Available data:
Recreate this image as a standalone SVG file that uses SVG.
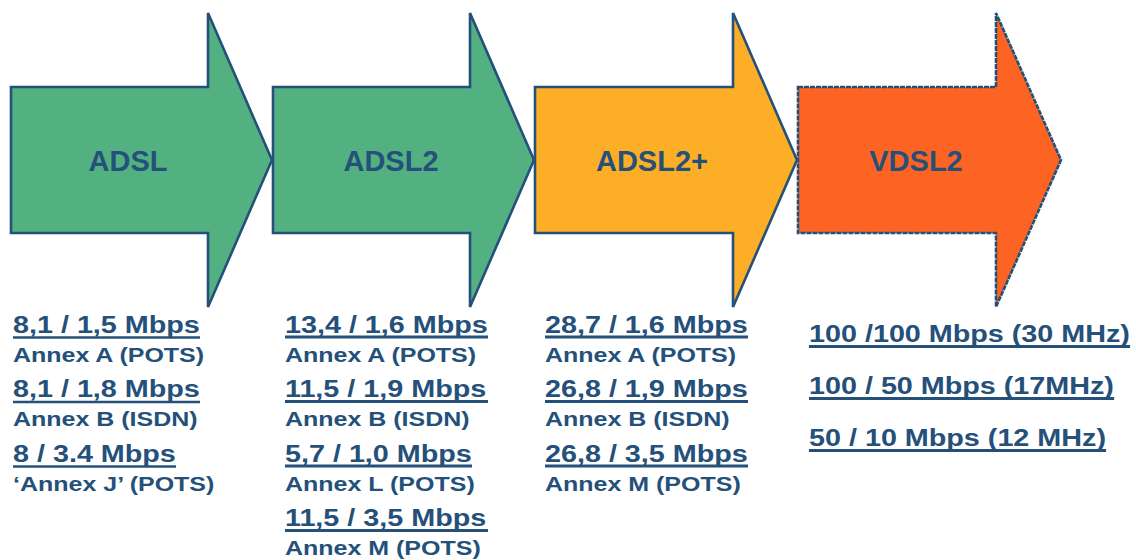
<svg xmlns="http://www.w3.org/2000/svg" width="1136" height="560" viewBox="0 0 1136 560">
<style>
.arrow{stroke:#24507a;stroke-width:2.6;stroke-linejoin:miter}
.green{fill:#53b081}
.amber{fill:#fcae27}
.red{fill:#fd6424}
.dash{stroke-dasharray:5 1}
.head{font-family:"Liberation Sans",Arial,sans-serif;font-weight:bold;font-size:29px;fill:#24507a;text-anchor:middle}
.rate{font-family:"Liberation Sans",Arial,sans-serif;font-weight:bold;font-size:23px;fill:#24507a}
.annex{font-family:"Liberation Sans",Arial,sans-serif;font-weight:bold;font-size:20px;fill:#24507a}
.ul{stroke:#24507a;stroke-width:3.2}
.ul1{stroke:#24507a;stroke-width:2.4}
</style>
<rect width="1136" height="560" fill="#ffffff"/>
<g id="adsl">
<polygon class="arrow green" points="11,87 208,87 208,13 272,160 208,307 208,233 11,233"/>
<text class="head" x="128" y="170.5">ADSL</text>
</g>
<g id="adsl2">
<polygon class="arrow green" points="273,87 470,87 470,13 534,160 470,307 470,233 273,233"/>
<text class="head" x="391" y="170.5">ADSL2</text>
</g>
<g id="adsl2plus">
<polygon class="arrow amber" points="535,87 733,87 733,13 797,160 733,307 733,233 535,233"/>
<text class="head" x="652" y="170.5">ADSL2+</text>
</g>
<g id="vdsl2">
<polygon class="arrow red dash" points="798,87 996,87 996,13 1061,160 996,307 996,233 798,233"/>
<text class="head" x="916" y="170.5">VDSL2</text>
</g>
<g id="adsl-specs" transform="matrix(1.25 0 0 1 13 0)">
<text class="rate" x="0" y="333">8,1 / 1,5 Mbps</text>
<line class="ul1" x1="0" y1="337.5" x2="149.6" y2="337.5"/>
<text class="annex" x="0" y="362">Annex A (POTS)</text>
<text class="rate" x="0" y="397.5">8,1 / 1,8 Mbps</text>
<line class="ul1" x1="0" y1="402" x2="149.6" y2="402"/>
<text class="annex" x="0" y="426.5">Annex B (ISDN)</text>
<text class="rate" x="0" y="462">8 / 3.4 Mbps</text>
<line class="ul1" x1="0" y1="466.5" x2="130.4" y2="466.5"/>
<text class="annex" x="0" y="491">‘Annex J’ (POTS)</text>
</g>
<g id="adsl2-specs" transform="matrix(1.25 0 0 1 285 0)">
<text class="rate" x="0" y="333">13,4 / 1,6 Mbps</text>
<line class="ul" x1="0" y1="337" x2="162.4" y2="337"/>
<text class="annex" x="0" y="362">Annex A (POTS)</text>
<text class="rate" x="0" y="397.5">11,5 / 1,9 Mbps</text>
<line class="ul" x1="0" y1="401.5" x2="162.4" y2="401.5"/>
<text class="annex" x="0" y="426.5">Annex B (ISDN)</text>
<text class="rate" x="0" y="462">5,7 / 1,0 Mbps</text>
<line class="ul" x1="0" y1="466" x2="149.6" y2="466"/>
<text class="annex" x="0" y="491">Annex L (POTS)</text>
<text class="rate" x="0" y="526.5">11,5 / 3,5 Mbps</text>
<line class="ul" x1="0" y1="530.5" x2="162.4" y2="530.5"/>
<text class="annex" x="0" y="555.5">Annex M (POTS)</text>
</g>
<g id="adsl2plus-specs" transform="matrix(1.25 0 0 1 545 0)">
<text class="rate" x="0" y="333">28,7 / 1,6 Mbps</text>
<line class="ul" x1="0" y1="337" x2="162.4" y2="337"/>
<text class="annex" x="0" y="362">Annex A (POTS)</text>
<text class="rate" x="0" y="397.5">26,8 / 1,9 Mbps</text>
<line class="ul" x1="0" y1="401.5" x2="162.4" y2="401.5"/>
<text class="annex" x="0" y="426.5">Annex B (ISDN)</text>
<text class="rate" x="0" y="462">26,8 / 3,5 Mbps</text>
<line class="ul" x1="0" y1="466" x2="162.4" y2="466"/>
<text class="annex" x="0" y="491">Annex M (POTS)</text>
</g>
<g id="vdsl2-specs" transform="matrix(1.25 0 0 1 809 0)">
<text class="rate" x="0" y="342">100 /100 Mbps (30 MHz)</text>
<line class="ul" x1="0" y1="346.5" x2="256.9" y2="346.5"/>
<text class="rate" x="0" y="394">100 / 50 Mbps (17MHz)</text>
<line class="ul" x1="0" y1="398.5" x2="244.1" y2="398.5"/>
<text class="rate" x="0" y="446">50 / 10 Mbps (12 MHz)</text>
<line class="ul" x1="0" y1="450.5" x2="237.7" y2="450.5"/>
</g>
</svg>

Exercise details: Give back every line exactly as it stands, pictures excluded.

Exercise result:
Recreate this image as a standalone SVG file that uses SVG.
<svg xmlns="http://www.w3.org/2000/svg" width="1136" height="560" viewBox="0 0 1136 560">
<style>
.arrow{stroke:#24507a;stroke-width:2.6;stroke-linejoin:miter}
.green{fill:#53b081}
.amber{fill:#fcae27}
.red{fill:#fd6424}
.dash{stroke-dasharray:5 1}
.head{font-family:"Liberation Sans",Arial,sans-serif;font-weight:bold;font-size:29px;fill:#24507a;text-anchor:middle}
.rate{font-family:"Liberation Sans",Arial,sans-serif;font-weight:bold;font-size:23px;fill:#24507a}
.annex{font-family:"Liberation Sans",Arial,sans-serif;font-weight:bold;font-size:20px;fill:#24507a}
.ul{stroke:#24507a;stroke-width:3.2}
.ul1{stroke:#24507a;stroke-width:2.4}
</style>
<rect width="1136" height="560" fill="#ffffff"/>
<g id="adsl">
<polygon class="arrow green" points="11,87 208,87 208,13 272,160 208,307 208,233 11,233"/>
<text class="head" x="128" y="170.5">ADSL</text>
</g>
<g id="adsl2">
<polygon class="arrow green" points="273,87 470,87 470,13 534,160 470,307 470,233 273,233"/>
<text class="head" x="391" y="170.5">ADSL2</text>
</g>
<g id="adsl2plus">
<polygon class="arrow amber" points="535,87 733,87 733,13 797,160 733,307 733,233 535,233"/>
<text class="head" x="652" y="170.5">ADSL2+</text>
</g>
<g id="vdsl2">
<polygon class="arrow red dash" points="798,87 996,87 996,13 1061,160 996,307 996,233 798,233"/>
<text class="head" x="916" y="170.5">VDSL2</text>
</g>
<g id="adsl-specs" transform="matrix(1.25 0 0 1 13 0)">
<text class="rate" x="0" y="333">8,1 / 1,5 Mbps</text>
<line class="ul1" x1="0" y1="337.5" x2="149.6" y2="337.5"/>
<text class="annex" x="0" y="362">Annex A (POTS)</text>
<text class="rate" x="0" y="397.5">8,1 / 1,8 Mbps</text>
<line class="ul1" x1="0" y1="402" x2="149.6" y2="402"/>
<text class="annex" x="0" y="426.5">Annex B (ISDN)</text>
<text class="rate" x="0" y="462">8 / 3.4 Mbps</text>
<line class="ul1" x1="0" y1="466.5" x2="130.4" y2="466.5"/>
<text class="annex" x="0" y="491">‘Annex J’ (POTS)</text>
</g>
<g id="adsl2-specs" transform="matrix(1.25 0 0 1 285 0)">
<text class="rate" x="0" y="333">13,4 / 1,6 Mbps</text>
<line class="ul" x1="0" y1="337" x2="162.4" y2="337"/>
<text class="annex" x="0" y="362">Annex A (POTS)</text>
<text class="rate" x="0" y="397.5">11,5 / 1,9 Mbps</text>
<line class="ul" x1="0" y1="401.5" x2="162.4" y2="401.5"/>
<text class="annex" x="0" y="426.5">Annex B (ISDN)</text>
<text class="rate" x="0" y="462">5,7 / 1,0 Mbps</text>
<line class="ul" x1="0" y1="466" x2="149.6" y2="466"/>
<text class="annex" x="0" y="491">Annex L (POTS)</text>
<text class="rate" x="0" y="526.5">11,5 / 3,5 Mbps</text>
<line class="ul" x1="0" y1="530.5" x2="162.4" y2="530.5"/>
<text class="annex" x="0" y="555.5">Annex M (POTS)</text>
</g>
<g id="adsl2plus-specs" transform="matrix(1.25 0 0 1 545 0)">
<text class="rate" x="0" y="333">28,7 / 1,6 Mbps</text>
<line class="ul" x1="0" y1="337" x2="162.4" y2="337"/>
<text class="annex" x="0" y="362">Annex A (POTS)</text>
<text class="rate" x="0" y="397.5">26,8 / 1,9 Mbps</text>
<line class="ul" x1="0" y1="401.5" x2="162.4" y2="401.5"/>
<text class="annex" x="0" y="426.5">Annex B (ISDN)</text>
<text class="rate" x="0" y="462">26,8 / 3,5 Mbps</text>
<line class="ul" x1="0" y1="466" x2="162.4" y2="466"/>
<text class="annex" x="0" y="491">Annex M (POTS)</text>
</g>
<g id="vdsl2-specs" transform="matrix(1.25 0 0 1 809 0)">
<text class="rate" x="0" y="342">100 /100 Mbps (30 MHz)</text>
<line class="ul" x1="0" y1="346.5" x2="256.9" y2="346.5"/>
<text class="rate" x="0" y="394">100 / 50 Mbps (17MHz)</text>
<line class="ul" x1="0" y1="398.5" x2="244.1" y2="398.5"/>
<text class="rate" x="0" y="446">50 / 10 Mbps (12 MHz)</text>
<line class="ul" x1="0" y1="450.5" x2="237.7" y2="450.5"/>
</g>
</svg>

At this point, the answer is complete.